Carey explain, “I wanted to be a director and a writer. I never intended to run a theater. I did it because it was the only way I was going to have a family. You’re very lucky if you’re in an institution as a director because you don’t have to be on the road all the time. Being on the road with children is impossible.”
I think it’s important not too look at this not only as a gender issue. It is recognizing that if half your creative population has a mystifying lack of representation in a particular institution, then there are problems with that institution as a whole that need to be addressed. It is not a women problem, or a male problem, it is a problem with theater as an industry period. And theater is not a particularly healthy industry nor does it sustain a healthy economy for its practitioners. Addressing the difficulties and barriers that are felt more acutely by a higher percentage of women than men, and finding ways to mitigate those difficulties will lead to thinking about new models and new opportunities for performing arts, ones that careers can be made from.

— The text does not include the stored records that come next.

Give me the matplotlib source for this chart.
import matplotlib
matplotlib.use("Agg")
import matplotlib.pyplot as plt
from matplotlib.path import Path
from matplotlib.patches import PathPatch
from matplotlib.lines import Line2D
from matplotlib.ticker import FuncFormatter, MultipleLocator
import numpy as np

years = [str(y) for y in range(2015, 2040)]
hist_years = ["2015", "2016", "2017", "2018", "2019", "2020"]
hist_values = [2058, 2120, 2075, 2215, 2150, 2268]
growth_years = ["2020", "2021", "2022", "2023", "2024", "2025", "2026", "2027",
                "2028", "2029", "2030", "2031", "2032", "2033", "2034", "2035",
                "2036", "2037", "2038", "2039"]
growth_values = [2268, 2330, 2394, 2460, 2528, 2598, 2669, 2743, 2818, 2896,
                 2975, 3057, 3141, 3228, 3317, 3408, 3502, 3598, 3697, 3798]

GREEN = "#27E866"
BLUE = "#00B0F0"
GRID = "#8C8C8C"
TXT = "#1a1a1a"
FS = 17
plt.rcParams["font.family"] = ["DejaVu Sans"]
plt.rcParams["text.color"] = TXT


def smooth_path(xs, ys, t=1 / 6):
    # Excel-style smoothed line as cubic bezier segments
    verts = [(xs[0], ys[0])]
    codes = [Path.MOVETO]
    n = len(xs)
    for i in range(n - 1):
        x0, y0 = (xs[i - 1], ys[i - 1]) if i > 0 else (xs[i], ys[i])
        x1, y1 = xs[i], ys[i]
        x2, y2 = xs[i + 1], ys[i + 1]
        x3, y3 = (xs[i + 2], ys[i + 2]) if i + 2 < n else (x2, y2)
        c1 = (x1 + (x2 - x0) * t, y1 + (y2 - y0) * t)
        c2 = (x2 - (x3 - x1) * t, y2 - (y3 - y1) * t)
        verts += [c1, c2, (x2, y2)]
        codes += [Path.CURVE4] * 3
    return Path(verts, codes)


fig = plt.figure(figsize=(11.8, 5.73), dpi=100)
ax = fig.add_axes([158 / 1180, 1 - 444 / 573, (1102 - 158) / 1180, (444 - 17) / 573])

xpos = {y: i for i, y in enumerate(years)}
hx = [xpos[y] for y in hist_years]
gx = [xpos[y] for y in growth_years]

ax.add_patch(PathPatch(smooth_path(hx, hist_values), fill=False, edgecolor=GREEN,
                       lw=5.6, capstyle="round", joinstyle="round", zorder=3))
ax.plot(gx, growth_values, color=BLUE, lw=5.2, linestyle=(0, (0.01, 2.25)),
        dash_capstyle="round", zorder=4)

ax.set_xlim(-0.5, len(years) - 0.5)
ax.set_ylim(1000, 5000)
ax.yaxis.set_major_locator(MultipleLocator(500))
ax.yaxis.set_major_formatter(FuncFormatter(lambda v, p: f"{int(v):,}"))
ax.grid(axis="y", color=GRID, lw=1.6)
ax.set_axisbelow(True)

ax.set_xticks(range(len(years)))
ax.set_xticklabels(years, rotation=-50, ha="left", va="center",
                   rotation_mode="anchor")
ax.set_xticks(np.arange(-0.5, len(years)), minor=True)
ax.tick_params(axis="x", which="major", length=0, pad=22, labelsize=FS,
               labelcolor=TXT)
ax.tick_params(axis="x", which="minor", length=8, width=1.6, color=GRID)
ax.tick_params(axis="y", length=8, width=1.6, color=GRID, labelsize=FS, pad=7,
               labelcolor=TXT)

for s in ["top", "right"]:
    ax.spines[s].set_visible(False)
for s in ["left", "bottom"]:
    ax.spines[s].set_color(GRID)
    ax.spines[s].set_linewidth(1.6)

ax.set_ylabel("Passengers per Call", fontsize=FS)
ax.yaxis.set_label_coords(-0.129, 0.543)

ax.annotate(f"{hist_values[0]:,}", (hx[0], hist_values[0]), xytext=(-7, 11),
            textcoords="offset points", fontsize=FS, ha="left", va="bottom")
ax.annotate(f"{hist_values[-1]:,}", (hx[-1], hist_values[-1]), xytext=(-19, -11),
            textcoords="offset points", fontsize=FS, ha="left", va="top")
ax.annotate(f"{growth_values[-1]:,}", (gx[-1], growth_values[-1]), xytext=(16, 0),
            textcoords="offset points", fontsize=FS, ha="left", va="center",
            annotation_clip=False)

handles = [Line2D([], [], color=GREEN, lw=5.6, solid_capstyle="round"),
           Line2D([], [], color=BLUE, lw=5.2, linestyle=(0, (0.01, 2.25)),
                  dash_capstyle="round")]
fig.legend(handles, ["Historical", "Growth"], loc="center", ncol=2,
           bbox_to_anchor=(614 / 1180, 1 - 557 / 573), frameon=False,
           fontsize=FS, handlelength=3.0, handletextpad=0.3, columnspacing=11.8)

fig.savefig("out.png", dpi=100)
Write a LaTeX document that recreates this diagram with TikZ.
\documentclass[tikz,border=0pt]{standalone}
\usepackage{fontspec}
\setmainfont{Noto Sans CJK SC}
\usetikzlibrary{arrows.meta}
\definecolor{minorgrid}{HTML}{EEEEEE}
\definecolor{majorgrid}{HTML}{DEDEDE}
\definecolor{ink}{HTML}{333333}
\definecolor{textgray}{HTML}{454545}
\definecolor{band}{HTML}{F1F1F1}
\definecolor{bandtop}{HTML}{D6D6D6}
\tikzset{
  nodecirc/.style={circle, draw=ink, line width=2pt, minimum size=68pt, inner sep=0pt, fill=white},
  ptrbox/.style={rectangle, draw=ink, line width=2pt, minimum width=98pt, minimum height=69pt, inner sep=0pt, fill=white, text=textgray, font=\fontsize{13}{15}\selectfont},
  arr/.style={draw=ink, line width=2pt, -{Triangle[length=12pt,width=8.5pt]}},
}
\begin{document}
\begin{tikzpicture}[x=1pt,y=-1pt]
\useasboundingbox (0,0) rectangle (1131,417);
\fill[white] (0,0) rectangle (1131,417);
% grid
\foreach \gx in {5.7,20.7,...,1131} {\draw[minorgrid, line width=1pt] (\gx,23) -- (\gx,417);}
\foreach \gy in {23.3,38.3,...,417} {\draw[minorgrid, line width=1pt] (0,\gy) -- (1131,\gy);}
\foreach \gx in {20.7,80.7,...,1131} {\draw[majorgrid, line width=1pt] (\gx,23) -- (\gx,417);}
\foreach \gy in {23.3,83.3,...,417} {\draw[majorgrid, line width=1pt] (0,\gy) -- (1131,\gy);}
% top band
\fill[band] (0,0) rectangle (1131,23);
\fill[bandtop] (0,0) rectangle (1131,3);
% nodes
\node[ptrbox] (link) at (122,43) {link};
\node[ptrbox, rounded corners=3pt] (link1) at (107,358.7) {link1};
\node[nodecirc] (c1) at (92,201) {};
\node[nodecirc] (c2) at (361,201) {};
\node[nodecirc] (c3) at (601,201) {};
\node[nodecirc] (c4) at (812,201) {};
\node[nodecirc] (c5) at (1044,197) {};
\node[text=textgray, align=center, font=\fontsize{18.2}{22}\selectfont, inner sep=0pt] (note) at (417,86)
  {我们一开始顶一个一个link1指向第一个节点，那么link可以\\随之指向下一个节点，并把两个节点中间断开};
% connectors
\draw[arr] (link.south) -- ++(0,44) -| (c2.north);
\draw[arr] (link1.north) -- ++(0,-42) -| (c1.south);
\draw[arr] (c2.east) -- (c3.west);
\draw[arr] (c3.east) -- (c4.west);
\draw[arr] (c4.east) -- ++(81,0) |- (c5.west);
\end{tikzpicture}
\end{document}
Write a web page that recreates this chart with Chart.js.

That said, it is important to examine all the issues that become most visible through gender realities, for which women in theater still disproportionally get the short end of a short stick. “The other thing that’s really interesting to me is that something like sixty percent of theater tickets in this country are purchased by women between ages forty-five and seventy. But you tell me how many older women there are in this profession,” Carey notes. “When Irene Lewis got fired at Baltimore Center Stage—Irene, one of our most important theater artists in this country, one of the best artistic directors I know, a real mentor to me, a terrific artist, a compassionate human being, just positive in every way—when she got fired, I think I was the only person who called up and said, ‘Would you like a job? Do you want to come and direct?’ That was unbelievable to me. Maybe this is this country’s obsession with emerging artists, but we certainly throw away older artists in this field, and we particularly throw away women over forty-five.”